_Task prompt:_ Return the whole listing, line for line, without the pictures in it.

....

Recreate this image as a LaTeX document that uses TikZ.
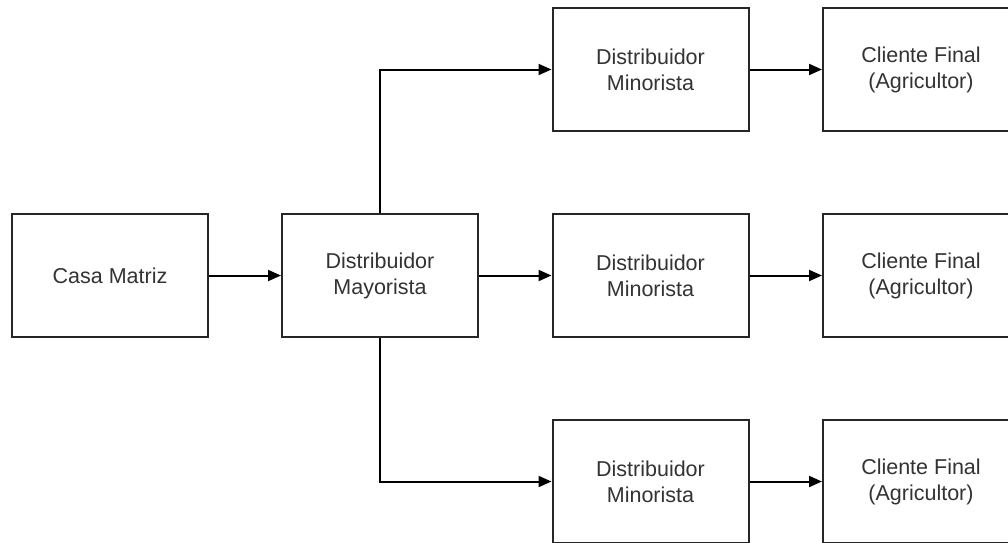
\documentclass[tikz,border=0pt]{standalone}
\usepackage{fontspec}
\setmainfont{Liberation Sans}
\usetikzlibrary{arrows.meta}
\begin{document}
\begin{tikzpicture}[x=1pt,y=1pt,
  blk/.style={draw=black!85, line width=2pt, fill=white, minimum width=196pt, minimum height=123pt,
    inner sep=0pt, align=center, text=black!80, font=\fontsize{21.5}{26}\selectfont},
  conn/.style={draw=black, line width=2pt, -{Triangle[length=13pt,width=11pt]}}]
\useasboundingbox (0,0) rectangle (1008,-542);
\clip (0,0) rectangle (1008,-542);
\fill[white] (0,0) rectangle (1008,-542);
\node[blk] (casa) at (110,-275.5) {Casa Matriz};
\node[blk] (may) at (380,-275.5) {Distribuidor\\Mayorista};
\node[blk] (min1) at (650.5,-69.5) {Distribuidor\\Minorista};
\node[blk] (min2) at (650.5,-275.5) {Distribuidor\\Minorista};
\node[blk] (min3) at (650.5,-481.5) {Distribuidor\\Minorista};
\node[blk] (cli1) at (921,-69.5) {Cliente Final\\(Agricultor)};
\node[blk] (cli2) at (921,-275.5) {Cliente Final\\(Agricultor)};
\node[blk] (cli3) at (921,-481.5) {Cliente Final\\(Agricultor)};
\draw[conn] (casa) -- (may);
\draw[conn] (may) -- (min2);
\draw[conn] (may.north) |- (min1.west);
\draw[conn] (may.south) |- (min3.west);
\draw[conn] (min1) -- (cli1);
\draw[conn] (min2) -- (cli2);
\draw[conn] (min3) -- (cli3);
\end{tikzpicture}
\end{document}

....

_Answer for the task:_
Recreate this image as a LaTeX document that uses TikZ.
\documentclass[tikz,border=0pt]{standalone}
\usepackage{fontspec}
\setmainfont{Liberation Sans}
\usetikzlibrary{arrows.meta}
\begin{document}
\begin{tikzpicture}[x=1pt,y=1pt,
  blk/.style={draw=black!85, line width=2pt, fill=white, minimum width=196pt, minimum height=123pt,
    inner sep=0pt, align=center, text=black!80, font=\fontsize{21.5}{26}\selectfont},
  conn/.style={draw=black, line width=2pt, -{Triangle[length=13pt,width=11pt]}}]
\useasboundingbox (0,0) rectangle (1008,-542);
\clip (0,0) rectangle (1008,-542);
\fill[white] (0,0) rectangle (1008,-542);
\node[blk] (casa) at (110,-275.5) {Casa Matriz};
\node[blk] (may) at (380,-275.5) {Distribuidor\\Mayorista};
\node[blk] (min1) at (650.5,-69.5) {Distribuidor\\Minorista};
\node[blk] (min2) at (650.5,-275.5) {Distribuidor\\Minorista};
\node[blk] (min3) at (650.5,-481.5) {Distribuidor\\Minorista};
\node[blk] (cli1) at (921,-69.5) {Cliente Final\\(Agricultor)};
\node[blk] (cli2) at (921,-275.5) {Cliente Final\\(Agricultor)};
\node[blk] (cli3) at (921,-481.5) {Cliente Final\\(Agricultor)};
\draw[conn] (casa) -- (may);
\draw[conn] (may) -- (min2);
\draw[conn] (may.north) |- (min1.west);
\draw[conn] (may.south) |- (min3.west);
\draw[conn] (min1) -- (cli1);
\draw[conn] (min2) -- (cli2);
\draw[conn] (min3) -- (cli3);
\end{tikzpicture}
\end{document}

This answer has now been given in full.